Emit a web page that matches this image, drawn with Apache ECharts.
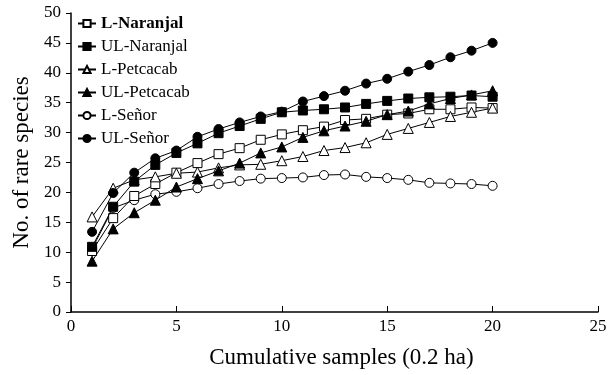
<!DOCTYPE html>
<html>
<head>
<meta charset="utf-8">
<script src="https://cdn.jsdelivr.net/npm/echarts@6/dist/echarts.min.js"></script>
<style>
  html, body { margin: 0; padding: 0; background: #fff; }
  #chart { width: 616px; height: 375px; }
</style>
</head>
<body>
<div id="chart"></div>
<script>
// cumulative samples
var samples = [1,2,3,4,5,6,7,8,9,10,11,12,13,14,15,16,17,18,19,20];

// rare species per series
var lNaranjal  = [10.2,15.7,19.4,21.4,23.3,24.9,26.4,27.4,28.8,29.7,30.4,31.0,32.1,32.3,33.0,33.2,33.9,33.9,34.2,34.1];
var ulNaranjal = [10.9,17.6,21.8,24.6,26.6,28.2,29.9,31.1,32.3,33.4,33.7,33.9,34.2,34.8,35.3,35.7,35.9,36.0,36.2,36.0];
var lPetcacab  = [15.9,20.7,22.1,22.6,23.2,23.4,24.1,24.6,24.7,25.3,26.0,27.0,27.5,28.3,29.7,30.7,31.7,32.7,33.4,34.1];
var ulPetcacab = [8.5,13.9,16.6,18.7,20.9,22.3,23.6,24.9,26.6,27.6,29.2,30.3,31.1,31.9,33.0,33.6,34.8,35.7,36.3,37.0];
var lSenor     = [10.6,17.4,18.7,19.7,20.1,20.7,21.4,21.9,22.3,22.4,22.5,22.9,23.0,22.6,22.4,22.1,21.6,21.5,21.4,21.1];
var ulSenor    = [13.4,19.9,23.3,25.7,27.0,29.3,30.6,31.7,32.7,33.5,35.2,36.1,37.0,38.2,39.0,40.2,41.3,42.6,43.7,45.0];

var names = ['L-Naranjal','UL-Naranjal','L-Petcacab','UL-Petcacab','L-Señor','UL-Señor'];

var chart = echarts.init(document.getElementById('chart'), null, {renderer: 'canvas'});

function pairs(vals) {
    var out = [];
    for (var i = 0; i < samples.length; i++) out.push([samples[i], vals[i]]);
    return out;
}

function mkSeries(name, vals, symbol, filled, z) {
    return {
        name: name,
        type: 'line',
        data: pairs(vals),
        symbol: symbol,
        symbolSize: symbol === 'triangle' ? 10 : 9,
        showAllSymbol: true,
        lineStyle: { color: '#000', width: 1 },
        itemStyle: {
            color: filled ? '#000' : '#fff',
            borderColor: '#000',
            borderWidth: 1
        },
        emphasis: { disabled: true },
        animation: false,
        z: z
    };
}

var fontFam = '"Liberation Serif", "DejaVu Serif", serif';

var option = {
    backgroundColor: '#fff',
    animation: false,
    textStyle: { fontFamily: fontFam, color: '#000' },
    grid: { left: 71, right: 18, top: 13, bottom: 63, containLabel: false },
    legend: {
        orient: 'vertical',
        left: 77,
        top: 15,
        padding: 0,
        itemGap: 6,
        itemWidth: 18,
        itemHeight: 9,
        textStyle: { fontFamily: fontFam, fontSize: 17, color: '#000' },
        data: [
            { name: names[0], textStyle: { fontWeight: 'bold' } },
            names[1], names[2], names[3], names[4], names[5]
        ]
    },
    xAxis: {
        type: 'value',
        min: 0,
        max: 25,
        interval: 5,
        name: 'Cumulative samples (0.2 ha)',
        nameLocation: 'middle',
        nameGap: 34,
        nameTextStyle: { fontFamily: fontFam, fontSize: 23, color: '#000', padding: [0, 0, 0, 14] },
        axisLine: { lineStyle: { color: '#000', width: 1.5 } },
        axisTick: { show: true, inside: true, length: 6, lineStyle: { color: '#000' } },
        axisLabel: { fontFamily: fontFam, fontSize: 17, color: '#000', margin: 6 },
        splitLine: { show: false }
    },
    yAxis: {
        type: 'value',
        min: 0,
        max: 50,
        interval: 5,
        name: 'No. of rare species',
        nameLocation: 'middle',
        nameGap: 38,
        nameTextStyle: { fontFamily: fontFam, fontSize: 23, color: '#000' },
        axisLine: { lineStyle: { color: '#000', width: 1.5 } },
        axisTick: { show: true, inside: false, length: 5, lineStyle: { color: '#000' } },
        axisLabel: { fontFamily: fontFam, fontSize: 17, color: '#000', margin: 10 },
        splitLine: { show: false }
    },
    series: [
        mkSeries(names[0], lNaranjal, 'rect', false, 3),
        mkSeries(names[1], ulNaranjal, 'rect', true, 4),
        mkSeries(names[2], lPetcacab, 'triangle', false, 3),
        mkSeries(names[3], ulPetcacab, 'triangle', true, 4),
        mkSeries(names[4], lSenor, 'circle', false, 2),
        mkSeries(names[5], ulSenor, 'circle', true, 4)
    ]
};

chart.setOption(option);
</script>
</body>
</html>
★ ★ ★ ★ ★ ★ ★
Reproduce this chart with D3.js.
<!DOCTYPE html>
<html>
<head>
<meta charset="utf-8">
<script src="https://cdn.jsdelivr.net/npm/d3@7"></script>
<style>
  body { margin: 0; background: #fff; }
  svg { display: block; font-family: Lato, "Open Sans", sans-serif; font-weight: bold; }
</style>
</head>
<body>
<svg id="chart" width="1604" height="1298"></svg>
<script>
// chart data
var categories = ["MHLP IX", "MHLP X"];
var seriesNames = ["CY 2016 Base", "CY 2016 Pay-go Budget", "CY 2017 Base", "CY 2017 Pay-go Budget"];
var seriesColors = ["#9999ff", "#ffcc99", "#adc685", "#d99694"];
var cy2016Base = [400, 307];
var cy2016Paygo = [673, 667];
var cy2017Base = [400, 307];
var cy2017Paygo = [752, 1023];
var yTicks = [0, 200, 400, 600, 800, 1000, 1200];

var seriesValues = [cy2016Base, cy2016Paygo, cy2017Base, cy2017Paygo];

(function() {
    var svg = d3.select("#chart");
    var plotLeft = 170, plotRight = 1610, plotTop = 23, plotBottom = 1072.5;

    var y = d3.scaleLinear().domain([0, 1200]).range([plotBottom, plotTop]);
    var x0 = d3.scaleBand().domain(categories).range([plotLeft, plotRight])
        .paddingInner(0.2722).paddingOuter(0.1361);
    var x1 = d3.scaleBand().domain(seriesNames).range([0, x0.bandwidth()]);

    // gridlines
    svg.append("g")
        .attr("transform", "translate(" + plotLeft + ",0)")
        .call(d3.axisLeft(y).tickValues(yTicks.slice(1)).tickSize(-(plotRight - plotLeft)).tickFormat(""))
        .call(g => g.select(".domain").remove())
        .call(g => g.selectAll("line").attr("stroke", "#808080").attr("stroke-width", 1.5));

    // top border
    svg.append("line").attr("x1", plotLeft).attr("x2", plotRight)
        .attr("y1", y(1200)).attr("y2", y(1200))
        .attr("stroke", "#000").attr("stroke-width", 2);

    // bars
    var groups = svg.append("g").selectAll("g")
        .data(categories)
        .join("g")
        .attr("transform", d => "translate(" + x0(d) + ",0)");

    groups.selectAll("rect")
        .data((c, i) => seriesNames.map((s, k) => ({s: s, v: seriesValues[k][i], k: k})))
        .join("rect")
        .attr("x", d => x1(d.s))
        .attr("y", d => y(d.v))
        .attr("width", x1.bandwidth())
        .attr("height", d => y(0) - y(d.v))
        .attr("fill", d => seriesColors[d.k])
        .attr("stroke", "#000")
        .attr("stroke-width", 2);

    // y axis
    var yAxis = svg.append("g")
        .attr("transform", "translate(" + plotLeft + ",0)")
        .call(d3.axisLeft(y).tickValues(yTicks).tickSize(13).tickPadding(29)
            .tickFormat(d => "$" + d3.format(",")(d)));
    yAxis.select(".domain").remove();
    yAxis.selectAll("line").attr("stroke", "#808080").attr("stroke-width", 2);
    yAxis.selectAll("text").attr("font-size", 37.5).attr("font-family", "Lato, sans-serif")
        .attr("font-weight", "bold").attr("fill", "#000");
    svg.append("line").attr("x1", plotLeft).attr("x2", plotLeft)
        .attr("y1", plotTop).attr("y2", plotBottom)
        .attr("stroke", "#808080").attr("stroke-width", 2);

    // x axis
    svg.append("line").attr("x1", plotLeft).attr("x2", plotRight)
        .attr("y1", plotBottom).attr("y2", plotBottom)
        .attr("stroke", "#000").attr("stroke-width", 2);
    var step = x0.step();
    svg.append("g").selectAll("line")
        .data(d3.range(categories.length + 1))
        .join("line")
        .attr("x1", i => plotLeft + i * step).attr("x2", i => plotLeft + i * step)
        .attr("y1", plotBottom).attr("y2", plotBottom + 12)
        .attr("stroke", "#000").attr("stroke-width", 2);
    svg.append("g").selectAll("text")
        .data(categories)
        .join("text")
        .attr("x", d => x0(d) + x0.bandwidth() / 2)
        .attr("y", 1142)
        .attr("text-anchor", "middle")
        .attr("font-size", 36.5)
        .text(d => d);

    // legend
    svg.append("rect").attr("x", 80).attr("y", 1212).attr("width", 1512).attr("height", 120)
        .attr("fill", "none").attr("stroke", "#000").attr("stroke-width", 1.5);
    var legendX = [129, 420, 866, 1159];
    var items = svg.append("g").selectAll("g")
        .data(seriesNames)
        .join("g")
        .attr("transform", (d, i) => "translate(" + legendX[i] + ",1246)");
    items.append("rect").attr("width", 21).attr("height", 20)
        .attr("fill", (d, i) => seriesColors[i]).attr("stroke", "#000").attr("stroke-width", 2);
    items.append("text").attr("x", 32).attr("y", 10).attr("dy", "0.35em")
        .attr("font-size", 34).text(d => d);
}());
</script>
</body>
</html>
★ ★ ★ ★ ★ ★ ★
Starting with the line with "Reproduce this chart with D3.js." and ending with the line with "var plotLeft = 170, plotRight", extract every line exactly and nothing outside that span.

● Exercise solution
Reproduce this chart with D3.js.
<!DOCTYPE html>
<html>
<head>
<meta charset="utf-8">
<script src="https://cdn.jsdelivr.net/npm/d3@7"></script>
<style>
  body { margin: 0; background: #fff; }
  svg { display: block; font-family: Lato, "Open Sans", sans-serif; font-weight: bold; }
</style>
</head>
<body>
<svg id="chart" width="1604" height="1298"></svg>
<script>
// chart data
var categories = ["MHLP IX", "MHLP X"];
var seriesNames = ["CY 2016 Base", "CY 2016 Pay-go Budget", "CY 2017 Base", "CY 2017 Pay-go Budget"];
var seriesColors = ["#9999ff", "#ffcc99", "#adc685", "#d99694"];
var cy2016Base = [400, 307];
var cy2016Paygo = [673, 667];
var cy2017Base = [400, 307];
var cy2017Paygo = [752, 1023];
var yTicks = [0, 200, 400, 600, 800, 1000, 1200];

var seriesValues = [cy2016Base, cy2016Paygo, cy2017Base, cy2017Paygo];

(function() {
    var svg = d3.select("#chart");
    var plotLeft = 170, plotRight = 1610, plotTop = 23, plotBottom = 1072.5;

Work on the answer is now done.